No one could accuse Christos Tsiolkas of lacking ambition. His last novel, the hugely successful The Slap, had eight narrators and built a story of modern multicultural Australian life around one relatively small domestic incident.

Barracuda takes the story of a young sporting hero and turns it upside down. Danny Kelly, the novel's protagonist, and occasional narrator, is a superbly talented teenage swimmer from a working-class immigrant background. He has won a scholarship to an elite school referred to throughout the novel as Cunts College. There he endures snobbery and prejudice while at home his father, an old-fashioned lefty, is contemptuous of the world in which his son finds himself.

None of this matters to Danny quite as much as swimming and winning his races. Tsiolkas is brilliant at describing the physicality of sport, the pitiless grip of competitiveness and, over the first 200 or so pages of Barracuda, the novel follows a relatively conventional route. Then, in a key international race, Danny comes fifth. His reaction – blubbing, swearing and having to be tranquillised and carried off – is not exactly in the best spirit of honourable defeat. "He's going to be ashamed of this moment for the rest of his life."

And so he is. We follow that shame in a helter-skelter ride to humiliation, violence, prison and beyond. In his own eyes, Danny has become that unacceptable thing, a loser. Describing the decline and fall of a would-be super-jock, Tsiolkas takes on some meaty themes: society's obsessive competitiveness, a teenage boy coming to terms with his homosexuality, snobbery and prejudice, the smugness of liberal Australia, the challenge of living a good life.

As with The Slap, one event propels an eventful story of contemporary expectation, fallibility and moral choice. Barracuda works strenuously for its effects. It is a novel with much shouting and agonising and grand set-pieces, but the harder it tries, the less convincing it becomes. Its key plot point, Danny's sudden decline, seems a bit odd: even for a teenager, winning at the top level in sport involves a level of perseverance and self-delusion.

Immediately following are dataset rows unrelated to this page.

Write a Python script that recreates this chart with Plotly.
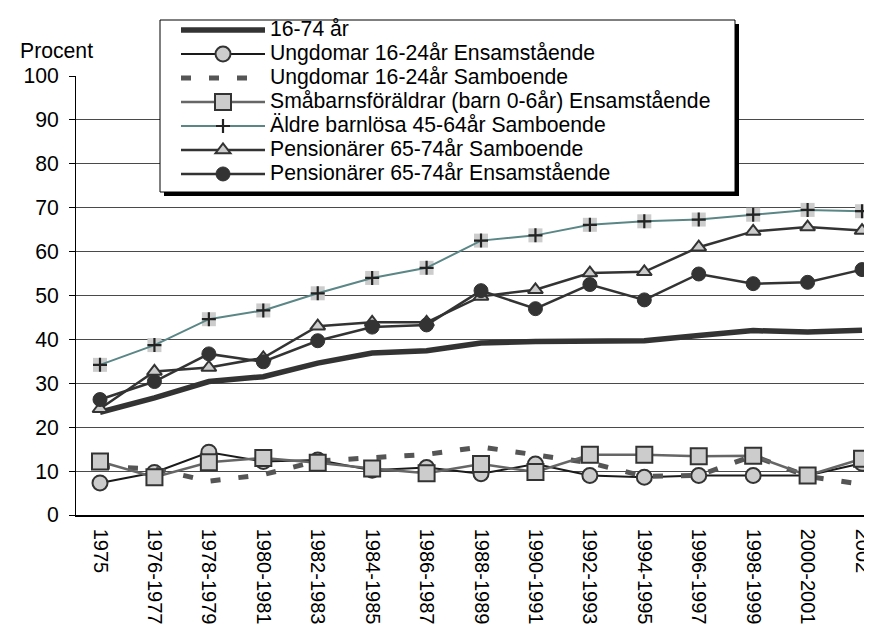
import plotly.graph_objects as go

categories = ["1975", "1976-1977", "1978-1979", "1980-1981", "1982-1983", "1984-1985",
              "1986-1987", "1988-1989", "1990-1991", "1992-1993", "1994-1995",
              "1996-1997", "1998-1999", "2000-2001", "2002"]

total_16_74 = [23.4, 26.7, 30.4, 31.5, 34.6, 36.9, 37.4, 39.2, 39.5, 39.7, 39.7, 40.9, 42.0, 41.7, 42.1]
ungdomar_ensam = [7.3, 9.7, 14.3, 12.2, 12.5, 10.2, 10.8, 9.4, 11.6, 9.0, 8.6, 9.0, 9.0, 9.0, 11.8]
ungdomar_sambo = [11.0, 10.5, 7.7, 9.2, 12.3, 13.0, 13.8, 15.5, 13.7, 11.9, 8.8, 9.0, 13.5, 8.8, 7.0]
smabarn_ensam = [12.2, 8.6, 12.0, 13.0, 11.9, 10.6, 9.5, 11.6, 9.8, 13.7, 13.7, 13.4, 13.5, 9.0, 12.8]
aldre_sambo = [34.2, 38.7, 44.6, 46.6, 50.5, 54.0, 56.3, 62.5, 63.7, 66.1, 66.9, 67.3, 68.4, 69.5, 69.2]
pens_sambo = [24.2, 32.7, 33.6, 35.8, 43.0, 43.9, 43.9, 49.8, 51.3, 55.1, 55.4, 61.0, 64.6, 65.6, 64.8]
pens_ensam = [26.3, 30.4, 36.7, 34.9, 39.7, 42.8, 43.3, 51.1, 47.0, 52.5, 49.0, 54.9, 52.7, 53.0, 55.9]

names = ["16-74 år",
         "Ungdomar 16-24år Ensamstående",
         "Ungdomar 16-24år Samboende",
         "Småbarnsföräldrar (barn 0-6år) Ensamstående",
         "Äldre barnlösa 45-64år Samboende",
         "Pensionärer 65-74år Samboende",
         "Pensionärer 65-74år Ensamstående"]

W, H = 872, 625
L, R, T, B = 68, 872, 68, 507
FONT = "Arial, Liberation Sans, sans-serif"
TXT = 21.2


def px_x(p):
    return (p - L) / (R - L)


def px_y(p):
    return (B - p) / (B - T)


def lbl(s):
    return '<span style="font-size:%.1fpx">%s</span>' % (TXT, s)


fig = go.Figure()

fig.add_trace(go.Scatter(x=categories, y=total_16_74, name=lbl(names[0]), mode="lines",
                         line=dict(color="#333333", width=5.5)))
fig.add_trace(go.Scatter(x=categories, y=ungdomar_ensam, name=lbl(names[1]), mode="lines+markers",
                         line=dict(color="#1a1a1a", width=2),
                         marker=dict(symbol="circle", size=15, color="#cccccc",
                                     line=dict(color="#333333", width=2))))
fig.add_trace(go.Scatter(x=categories, y=ungdomar_sambo, name=lbl(names[2]), mode="lines",
                         line=dict(color="#555555", width=5, dash="10px,18px")))
fig.add_trace(go.Scatter(x=categories, y=smabarn_ensam, name=lbl(names[3]), mode="lines+markers",
                         line=dict(color="#666666", width=2.5),
                         marker=dict(symbol="square", size=16, color="#cccccc",
                                     line=dict(color="#333333", width=2))))
fig.add_trace(go.Scatter(x=categories, y=aldre_sambo, name="bg", mode="markers", showlegend=False,
                         legendgroup="aldre",
                         marker=dict(symbol="square", size=14, color="#cccccc", line=dict(width=0))))
fig.add_trace(go.Scatter(x=categories, y=aldre_sambo, name=lbl(names[4]), mode="lines+markers",
                         legendgroup="aldre",
                         line=dict(color="#5b8686", width=2),
                         marker=dict(symbol="cross-thin", size=10, color="#222222",
                                     line=dict(color="#222222", width=2.2))))
fig.add_trace(go.Scatter(x=categories, y=pens_sambo, name=lbl(names[5]), mode="lines+markers",
                         line=dict(color="#333333", width=2.5),
                         marker=dict(symbol="triangle-up", size=13, color="#cccccc",
                                     line=dict(color="#333333", width=2))))
fig.add_trace(go.Scatter(x=categories, y=pens_ensam, name=lbl(names[6]), mode="lines+markers",
                         line=dict(color="#333333", width=2.5),
                         marker=dict(symbol="circle", size=14, color="#333333",
                                     line=dict(color="#333333", width=1))))

# legend frame with shadow (Excel style)
fig.add_shape(type="rect", xref="paper", yref="paper", layer="above",
              x0=px_x(156), x1=px_x(731), y0=px_y(188), y1=px_y(16),
              fillcolor="#000000", line=dict(width=0))
fig.add_shape(type="rect", xref="paper", yref="paper", layer="above",
              x0=px_x(152), x1=px_x(727), y0=px_y(184), y1=px_y(12),
              fillcolor="#ffffff", line=dict(color="#000000", width=1))

fig.add_annotation(text="Procent", xref="paper", yref="paper", x=px_x(10), y=px_y(42),
                   xanchor="left", yanchor="middle", showarrow=False,
                   font=dict(family=FONT, size=TXT, color="#000000"))

fig.update_layout(
    width=W, height=H,
    margin=dict(l=L, r=W - R, t=T, b=H - B, autoexpand=False),
    paper_bgcolor="#ffffff", plot_bgcolor="#ffffff",
    font=dict(family=FONT, size=TXT, color="#000000"),
    showlegend=True,
    legend=dict(x=px_x(168), y=px_y(5), xanchor="left", yanchor="top",
                bgcolor="rgba(0,0,0,0)", borderwidth=0,
                font=dict(family=FONT, size=16.15, color="#000000"),
                itemwidth=84, tracegroupgap=0),
    xaxis=dict(type="category", range=[-0.441, 14.33], showgrid=False, zeroline=False,
               showline=True, linecolor="#000000", linewidth=1.5,
               ticks="", tickangle=90, ticklabelstandoff=8, automargin=False,
               tickfont=dict(family=FONT, size=20, color="#000000")),
    yaxis=dict(range=[0, 100], dtick=10, tick0=0, showgrid=True, gridcolor="#4a4a4a", gridwidth=1,
               zeroline=False, showline=True, linecolor="#000000", linewidth=1,
               ticks="outside", ticklen=6, tickcolor="#000000", automargin=False,
               ticklabelstandoff=6,
               tickfont=dict(family=FONT, size=TXT, color="#000000")),
)

fig.write_html("out.html")
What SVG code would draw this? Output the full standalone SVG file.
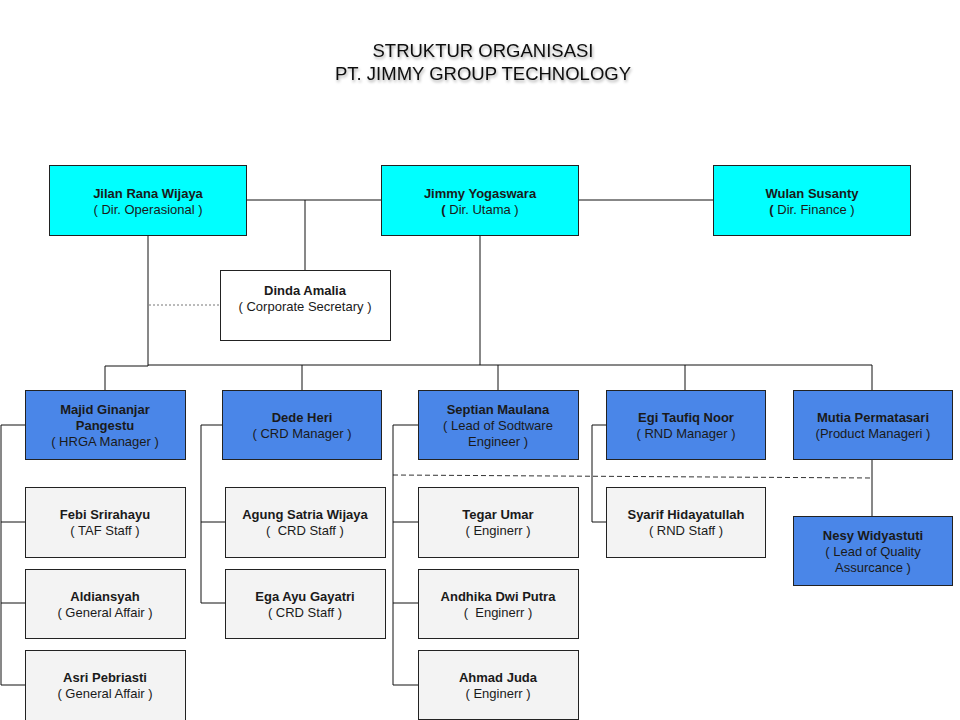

There is always a reason for defeat, always another race. Few sportsmen collapse so totally after one defeat.

That implausibility would matter less if the character of Danny were more endearing and complex. There is something uneasy about the way Tsiolkas describes his protagonist's feelings, often telling us about them rather than allowing us to see for ourselves. While Danny is swimming, that matters little but, as he falls apart, it becomes increasingly difficult to sympathise with him. He is not only a pain to those around him, but also on the page. His emotions are overblown and confused – a homosexual theme develops and then peters out – and often seem described, rather than felt.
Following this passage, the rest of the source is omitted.